• **Written instruction**
Keep the wording of each record exactly the same when you repeat it, and leave out pictures.

Records:

=-=-=

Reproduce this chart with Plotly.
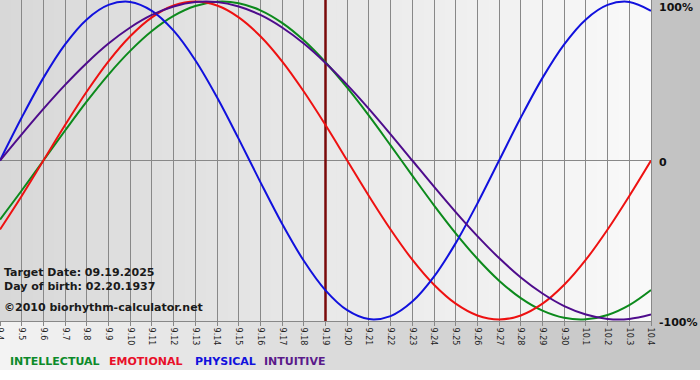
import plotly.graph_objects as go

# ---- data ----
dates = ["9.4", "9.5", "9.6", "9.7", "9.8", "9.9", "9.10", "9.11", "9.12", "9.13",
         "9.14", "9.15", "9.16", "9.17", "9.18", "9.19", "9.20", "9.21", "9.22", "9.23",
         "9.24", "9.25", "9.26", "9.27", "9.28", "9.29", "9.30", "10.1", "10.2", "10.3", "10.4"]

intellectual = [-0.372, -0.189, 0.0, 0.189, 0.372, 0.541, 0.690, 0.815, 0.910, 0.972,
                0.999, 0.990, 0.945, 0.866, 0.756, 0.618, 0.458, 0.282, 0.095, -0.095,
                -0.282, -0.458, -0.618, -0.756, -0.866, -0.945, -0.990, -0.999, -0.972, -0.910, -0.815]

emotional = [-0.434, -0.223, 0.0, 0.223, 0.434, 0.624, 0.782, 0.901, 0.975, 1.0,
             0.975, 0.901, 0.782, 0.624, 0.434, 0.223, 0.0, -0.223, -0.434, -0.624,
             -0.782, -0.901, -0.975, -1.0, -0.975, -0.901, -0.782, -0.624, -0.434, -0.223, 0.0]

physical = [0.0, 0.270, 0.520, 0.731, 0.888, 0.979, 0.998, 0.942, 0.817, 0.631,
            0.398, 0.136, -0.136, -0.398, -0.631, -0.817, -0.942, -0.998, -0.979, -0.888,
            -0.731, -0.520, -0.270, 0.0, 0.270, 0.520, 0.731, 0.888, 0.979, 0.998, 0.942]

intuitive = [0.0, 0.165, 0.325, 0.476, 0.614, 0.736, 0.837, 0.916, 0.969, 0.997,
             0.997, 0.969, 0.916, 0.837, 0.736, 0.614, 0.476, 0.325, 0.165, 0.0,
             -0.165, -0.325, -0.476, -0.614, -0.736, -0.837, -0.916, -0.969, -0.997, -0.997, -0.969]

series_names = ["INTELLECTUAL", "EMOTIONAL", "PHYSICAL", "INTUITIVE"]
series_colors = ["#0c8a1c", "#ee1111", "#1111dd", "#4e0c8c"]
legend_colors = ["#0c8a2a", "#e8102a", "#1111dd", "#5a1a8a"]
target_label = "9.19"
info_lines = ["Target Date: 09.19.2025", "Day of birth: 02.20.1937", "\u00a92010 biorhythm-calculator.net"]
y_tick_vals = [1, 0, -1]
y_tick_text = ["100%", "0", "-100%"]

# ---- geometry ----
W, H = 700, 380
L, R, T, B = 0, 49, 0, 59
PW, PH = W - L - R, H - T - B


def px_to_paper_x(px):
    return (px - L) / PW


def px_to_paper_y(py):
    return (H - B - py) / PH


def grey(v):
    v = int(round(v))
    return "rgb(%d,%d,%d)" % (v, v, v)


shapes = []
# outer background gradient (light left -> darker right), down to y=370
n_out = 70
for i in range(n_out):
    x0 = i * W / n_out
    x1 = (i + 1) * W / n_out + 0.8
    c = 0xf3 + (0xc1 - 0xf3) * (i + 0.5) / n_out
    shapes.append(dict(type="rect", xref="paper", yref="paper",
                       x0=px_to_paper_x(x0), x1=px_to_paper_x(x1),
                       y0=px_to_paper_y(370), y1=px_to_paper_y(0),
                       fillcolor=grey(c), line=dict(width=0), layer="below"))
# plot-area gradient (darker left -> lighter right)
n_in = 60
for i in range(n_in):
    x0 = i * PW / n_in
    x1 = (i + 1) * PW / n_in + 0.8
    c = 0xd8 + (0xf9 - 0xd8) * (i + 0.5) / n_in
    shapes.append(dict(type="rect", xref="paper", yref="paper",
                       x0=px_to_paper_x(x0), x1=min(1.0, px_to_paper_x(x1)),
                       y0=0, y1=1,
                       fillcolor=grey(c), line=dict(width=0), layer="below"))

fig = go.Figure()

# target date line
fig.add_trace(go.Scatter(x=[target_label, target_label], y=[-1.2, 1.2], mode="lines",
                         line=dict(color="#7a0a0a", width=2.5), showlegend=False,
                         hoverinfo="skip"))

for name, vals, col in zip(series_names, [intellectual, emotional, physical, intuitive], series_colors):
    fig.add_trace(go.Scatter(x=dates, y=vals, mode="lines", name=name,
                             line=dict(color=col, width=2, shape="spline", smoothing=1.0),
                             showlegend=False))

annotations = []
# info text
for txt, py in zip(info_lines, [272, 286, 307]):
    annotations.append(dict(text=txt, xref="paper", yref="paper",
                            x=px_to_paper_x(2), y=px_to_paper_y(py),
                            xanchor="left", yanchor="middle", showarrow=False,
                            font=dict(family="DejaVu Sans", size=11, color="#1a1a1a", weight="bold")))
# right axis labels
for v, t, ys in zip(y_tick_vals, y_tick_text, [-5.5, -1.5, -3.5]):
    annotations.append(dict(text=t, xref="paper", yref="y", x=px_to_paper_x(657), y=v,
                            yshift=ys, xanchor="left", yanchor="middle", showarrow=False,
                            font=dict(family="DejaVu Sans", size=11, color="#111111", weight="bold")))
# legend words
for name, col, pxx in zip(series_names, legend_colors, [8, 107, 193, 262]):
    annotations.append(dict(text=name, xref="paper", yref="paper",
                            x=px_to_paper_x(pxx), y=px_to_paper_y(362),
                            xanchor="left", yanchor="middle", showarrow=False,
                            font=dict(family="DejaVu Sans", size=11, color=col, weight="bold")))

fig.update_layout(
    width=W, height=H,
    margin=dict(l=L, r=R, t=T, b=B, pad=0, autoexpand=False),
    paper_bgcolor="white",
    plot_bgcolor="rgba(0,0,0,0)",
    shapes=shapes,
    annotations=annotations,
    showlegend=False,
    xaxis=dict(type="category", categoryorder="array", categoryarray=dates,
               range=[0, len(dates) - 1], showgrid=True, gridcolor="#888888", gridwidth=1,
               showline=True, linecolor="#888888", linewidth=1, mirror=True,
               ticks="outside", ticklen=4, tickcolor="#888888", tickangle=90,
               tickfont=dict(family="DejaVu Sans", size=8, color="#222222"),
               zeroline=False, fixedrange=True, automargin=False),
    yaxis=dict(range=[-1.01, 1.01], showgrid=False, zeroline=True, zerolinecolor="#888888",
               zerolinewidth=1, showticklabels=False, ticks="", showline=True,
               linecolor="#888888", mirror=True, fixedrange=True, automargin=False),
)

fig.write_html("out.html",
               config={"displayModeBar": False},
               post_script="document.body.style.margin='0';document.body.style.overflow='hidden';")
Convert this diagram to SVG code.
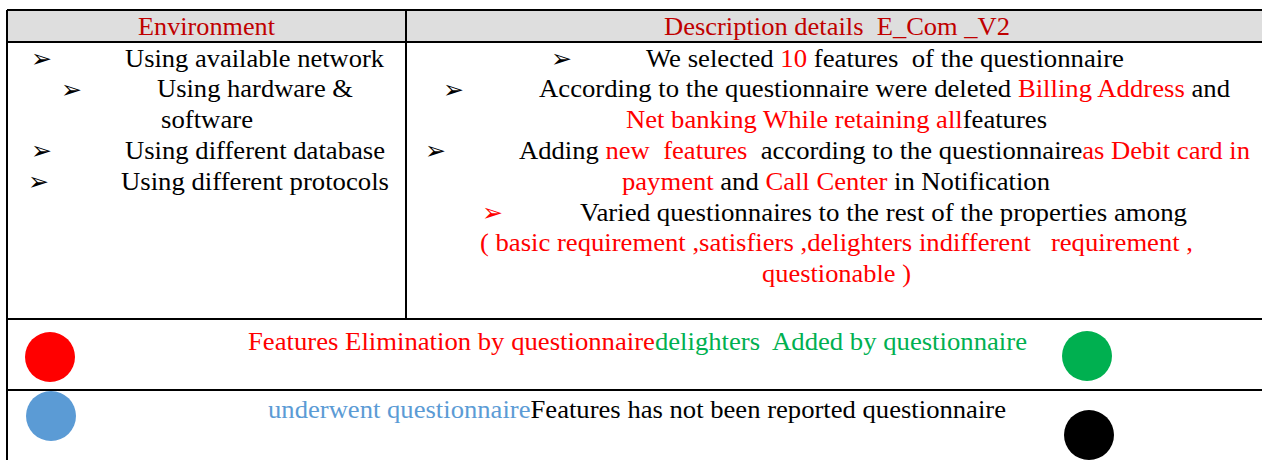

=-=-=

• **Response below**
Reproduce this chart with Plotly.
import plotly.graph_objects as go

# ---- data ----
dates = ["9.4", "9.5", "9.6", "9.7", "9.8", "9.9", "9.10", "9.11", "9.12", "9.13",
         "9.14", "9.15", "9.16", "9.17", "9.18", "9.19", "9.20", "9.21", "9.22", "9.23",
         "9.24", "9.25", "9.26", "9.27", "9.28", "9.29", "9.30", "10.1", "10.2", "10.3", "10.4"]

intellectual = [-0.372, -0.189, 0.0, 0.189, 0.372, 0.541, 0.690, 0.815, 0.910, 0.972,
                0.999, 0.990, 0.945, 0.866, 0.756, 0.618, 0.458, 0.282, 0.095, -0.095,
                -0.282, -0.458, -0.618, -0.756, -0.866, -0.945, -0.990, -0.999, -0.972, -0.910, -0.815]

emotional = [-0.434, -0.223, 0.0, 0.223, 0.434, 0.624, 0.782, 0.901, 0.975, 1.0,
             0.975, 0.901, 0.782, 0.624, 0.434, 0.223, 0.0, -0.223, -0.434, -0.624,
             -0.782, -0.901, -0.975, -1.0, -0.975, -0.901, -0.782, -0.624, -0.434, -0.223, 0.0]

physical = [0.0, 0.270, 0.520, 0.731, 0.888, 0.979, 0.998, 0.942, 0.817, 0.631,
            0.398, 0.136, -0.136, -0.398, -0.631, -0.817, -0.942, -0.998, -0.979, -0.888,
            -0.731, -0.520, -0.270, 0.0, 0.270, 0.520, 0.731, 0.888, 0.979, 0.998, 0.942]

intuitive = [0.0, 0.165, 0.325, 0.476, 0.614, 0.736, 0.837, 0.916, 0.969, 0.997,
             0.997, 0.969, 0.916, 0.837, 0.736, 0.614, 0.476, 0.325, 0.165, 0.0,
             -0.165, -0.325, -0.476, -0.614, -0.736, -0.837, -0.916, -0.969, -0.997, -0.997, -0.969]

series_names = ["INTELLECTUAL", "EMOTIONAL", "PHYSICAL", "INTUITIVE"]
series_colors = ["#0c8a1c", "#ee1111", "#1111dd", "#4e0c8c"]
legend_colors = ["#0c8a2a", "#e8102a", "#1111dd", "#5a1a8a"]
target_label = "9.19"
info_lines = ["Target Date: 09.19.2025", "Day of birth: 02.20.1937", "\u00a92010 biorhythm-calculator.net"]
y_tick_vals = [1, 0, -1]
y_tick_text = ["100%", "0", "-100%"]

# ---- geometry ----
W, H = 700, 380
L, R, T, B = 0, 49, 0, 59
PW, PH = W - L - R, H - T - B


def px_to_paper_x(px):
    return (px - L) / PW


def px_to_paper_y(py):
    return (H - B - py) / PH


def grey(v):
    v = int(round(v))
    return "rgb(%d,%d,%d)" % (v, v, v)


shapes = []
# outer background gradient (light left -> darker right), down to y=370
n_out = 70
for i in range(n_out):
    x0 = i * W / n_out
    x1 = (i + 1) * W / n_out + 0.8
    c = 0xf3 + (0xc1 - 0xf3) * (i + 0.5) / n_out
    shapes.append(dict(type="rect", xref="paper", yref="paper",
                       x0=px_to_paper_x(x0), x1=px_to_paper_x(x1),
                       y0=px_to_paper_y(370), y1=px_to_paper_y(0),
                       fillcolor=grey(c), line=dict(width=0), layer="below"))
# plot-area gradient (darker left -> lighter right)
n_in = 60
for i in range(n_in):
    x0 = i * PW / n_in
    x1 = (i + 1) * PW / n_in + 0.8
    c = 0xd8 + (0xf9 - 0xd8) * (i + 0.5) / n_in
    shapes.append(dict(type="rect", xref="paper", yref="paper",
                       x0=px_to_paper_x(x0), x1=min(1.0, px_to_paper_x(x1)),
                       y0=0, y1=1,
                       fillcolor=grey(c), line=dict(width=0), layer="below"))

fig = go.Figure()

# target date line
fig.add_trace(go.Scatter(x=[target_label, target_label], y=[-1.2, 1.2], mode="lines",
                         line=dict(color="#7a0a0a", width=2.5), showlegend=False,
                         hoverinfo="skip"))

for name, vals, col in zip(series_names, [intellectual, emotional, physical, intuitive], series_colors):
    fig.add_trace(go.Scatter(x=dates, y=vals, mode="lines", name=name,
                             line=dict(color=col, width=2, shape="spline", smoothing=1.0),
                             showlegend=False))

annotations = []
# info text
for txt, py in zip(info_lines, [272, 286, 307]):
    annotations.append(dict(text=txt, xref="paper", yref="paper",
                            x=px_to_paper_x(2), y=px_to_paper_y(py),
                            xanchor="left", yanchor="middle", showarrow=False,
                            font=dict(family="DejaVu Sans", size=11, color="#1a1a1a", weight="bold")))
# right axis labels
for v, t, ys in zip(y_tick_vals, y_tick_text, [-5.5, -1.5, -3.5]):
    annotations.append(dict(text=t, xref="paper", yref="y", x=px_to_paper_x(657), y=v,
                            yshift=ys, xanchor="left", yanchor="middle", showarrow=False,
                            font=dict(family="DejaVu Sans", size=11, color="#111111", weight="bold")))
# legend words
for name, col, pxx in zip(series_names, legend_colors, [8, 107, 193, 262]):
    annotations.append(dict(text=name, xref="paper", yref="paper",
                            x=px_to_paper_x(pxx), y=px_to_paper_y(362),
                            xanchor="left", yanchor="middle", showarrow=False,
                            font=dict(family="DejaVu Sans", size=11, color=col, weight="bold")))

fig.update_layout(
    width=W, height=H,
    margin=dict(l=L, r=R, t=T, b=B, pad=0, autoexpand=False),
    paper_bgcolor="white",
    plot_bgcolor="rgba(0,0,0,0)",
    shapes=shapes,
    annotations=annotations,
    showlegend=False,
    xaxis=dict(type="category", categoryorder="array", categoryarray=dates,
               range=[0, len(dates) - 1], showgrid=True, gridcolor="#888888", gridwidth=1,
               showline=True, linecolor="#888888", linewidth=1, mirror=True,
               ticks="outside", ticklen=4, tickcolor="#888888", tickangle=90,
               tickfont=dict(family="DejaVu Sans", size=8, color="#222222"),
               zeroline=False, fixedrange=True, automargin=False),
    yaxis=dict(range=[-1.01, 1.01], showgrid=False, zeroline=True, zerolinecolor="#888888",
               zerolinewidth=1, showticklabels=False, ticks="", showline=True,
               linecolor="#888888", mirror=True, fixedrange=True, automargin=False),
)

fig.write_html("out.html",
               config={"displayModeBar": False},
               post_script="document.body.style.margin='0';document.body.style.overflow='hidden';")
Convert this diagram to SVG code.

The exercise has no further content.